TO DO:
Do not include the pictures; repeat the rest of the data exactly.

SUPPLIED DATA:
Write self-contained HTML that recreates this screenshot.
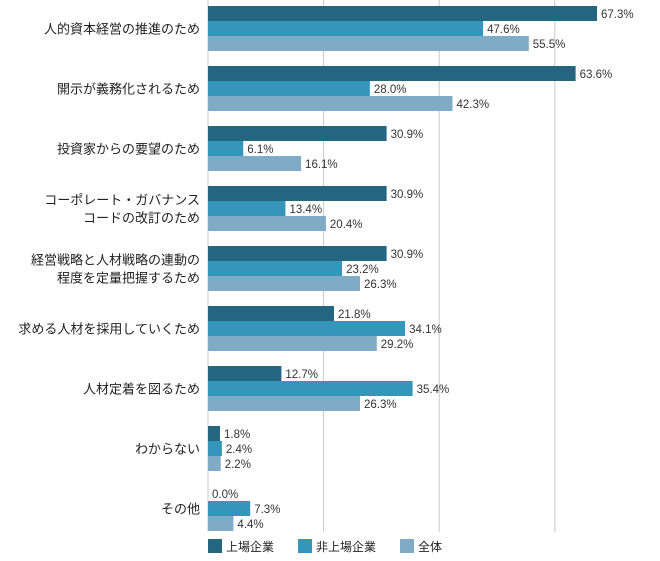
<!DOCTYPE html>
<html><head><meta charset="utf-8"><style>
body{margin:0;background:#fff;font-family:"Liberation Sans","Noto Sans CJK JP",sans-serif;}
svg text{font-family:"Liberation Sans","Noto Sans CJK JP",sans-serif;}
</style></head><body>
<svg id="chart" width="660" height="556" xmlns="http://www.w3.org/2000/svg"></svg>
<script>
const categories=[["人的資本経営の推進のため"],["開示が義務化されるため"],["投資家からの要望のため"],["コーポレート・ガバナンス","コードの改訂のため"],["経営戦略と人材戦略の連動の","程度を定量把握するため"],["求める人材を採用していくため"],["人材定着を図るため"],["わからない"],["その他"]];
const listed=[67.3,63.6,30.9,30.9,30.9,21.8,12.7,1.8,0.0];
const unlisted=[47.6,28.0,6.1,13.4,23.2,34.1,35.4,2.4,7.3];
const total=[55.5,42.3,16.1,20.4,26.3,29.2,26.3,2.2,4.4];
const seriesNames=["上場企業","非上場企業","全体"];
const gridTicks=[0,20,40,60];
const colors=["#24657f","#3595bb","#7fabc6"];
const NS="http://www.w3.org/2000/svg";
const svg=document.getElementById('chart');
const x0=208,pxPer=5.78,top0=6,pitch=60,barH=15;
const xs=v=>x0+v*pxPer;
function mk(t,a){const e=document.createElementNS(NS,t);for(const k in a)e.setAttribute(k,a[k]);svg.appendChild(e);return e;}
gridTicks.forEach((t,i)=>{const l=mk('line',{x1:xs(t),x2:xs(t),y1:0,y2:532,stroke:'#c8c8c8','stroke-width':1});

});
const series=[listed,unlisted,total];
categories.forEach((cat,i)=>{
  const gy=top0+i*pitch;
  const mid=gy+barH*1.5;
  cat.forEach((line,j)=>{const t=mk('text',{x:200,y:mid+5+(j-(cat.length-1)/2)*18,'text-anchor':'end','font-size':13,fill:'#222'});t.textContent=line;
  
  });
  series.forEach((s,k)=>{
    const v=s[i];const y=gy+k*barH;
    const w=Math.max(v*pxPer,v>0?12:0);
    const r=mk('rect',{x:x0,y:y,width:w,height:barH,fill:colors[k]});
    
    
    const t=mk('text',{x:x0+w+4,y:y+12,'font-size':11.5,fill:'#333'});t.textContent=v.toFixed(1)+'%';
    
    
  });
});
const lx=[208,298,400];
seriesNames.forEach((n,k)=>{
  const r=mk('rect',{x:lx[k],y:539,width:14,height:14,fill:colors[k]});
  
  
  const t=mk('text',{x:lx[k]+18,y:551,'font-size':12,fill:'#222'});t.textContent=n;
  
  
});
</script>
</body></html>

COMPLETED TASK:
Write self-contained HTML that recreates this screenshot.
<!DOCTYPE html>
<html><head><meta charset="utf-8"><style>
body{margin:0;background:#fff;font-family:"Liberation Sans","Noto Sans CJK JP",sans-serif;}
svg text{font-family:"Liberation Sans","Noto Sans CJK JP",sans-serif;}
</style></head><body>
<svg id="chart" width="660" height="556" xmlns="http://www.w3.org/2000/svg"></svg>
<script>
const categories=[["人的資本経営の推進のため"],["開示が義務化されるため"],["投資家からの要望のため"],["コーポレート・ガバナンス","コードの改訂のため"],["経営戦略と人材戦略の連動の","程度を定量把握するため"],["求める人材を採用していくため"],["人材定着を図るため"],["わからない"],["その他"]];
const listed=[67.3,63.6,30.9,30.9,30.9,21.8,12.7,1.8,0.0];
const unlisted=[47.6,28.0,6.1,13.4,23.2,34.1,35.4,2.4,7.3];
const total=[55.5,42.3,16.1,20.4,26.3,29.2,26.3,2.2,4.4];
const seriesNames=["上場企業","非上場企業","全体"];
const gridTicks=[0,20,40,60];
const colors=["#24657f","#3595bb","#7fabc6"];
const NS="http://www.w3.org/2000/svg";
const svg=document.getElementById('chart');
const x0=208,pxPer=5.78,top0=6,pitch=60,barH=15;
const xs=v=>x0+v*pxPer;
function mk(t,a){const e=document.createElementNS(NS,t);for(const k in a)e.setAttribute(k,a[k]);svg.appendChild(e);return e;}
gridTicks.forEach((t,i)=>{const l=mk('line',{x1:xs(t),x2:xs(t),y1:0,y2:532,stroke:'#c8c8c8','stroke-width':1});

});
const series=[listed,unlisted,total];
categories.forEach((cat,i)=>{
  const gy=top0+i*pitch;
  const mid=gy+barH*1.5;
  cat.forEach((line,j)=>{const t=mk('text',{x:200,y:mid+5+(j-(cat.length-1)/2)*18,'text-anchor':'end','font-size':13,fill:'#222'});t.textContent=line;
  
  });
  series.forEach((s,k)=>{
    const v=s[i];const y=gy+k*barH;
    const w=Math.max(v*pxPer,v>0?12:0);
    const r=mk('rect',{x:x0,y:y,width:w,height:barH,fill:colors[k]});
    
    
    const t=mk('text',{x:x0+w+4,y:y+12,'font-size':11.5,fill:'#333'});t.textContent=v.toFixed(1)+'%';
    
    
  });
});
const lx=[208,298,400];
seriesNames.forEach((n,k)=>{
  const r=mk('rect',{x:lx[k],y:539,width:14,height:14,fill:colors[k]});
  
  
  const t=mk('text',{x:lx[k]+18,y:551,'font-size':12,fill:'#222'});t.textContent=n;
  
  
});
</script>
</body></html>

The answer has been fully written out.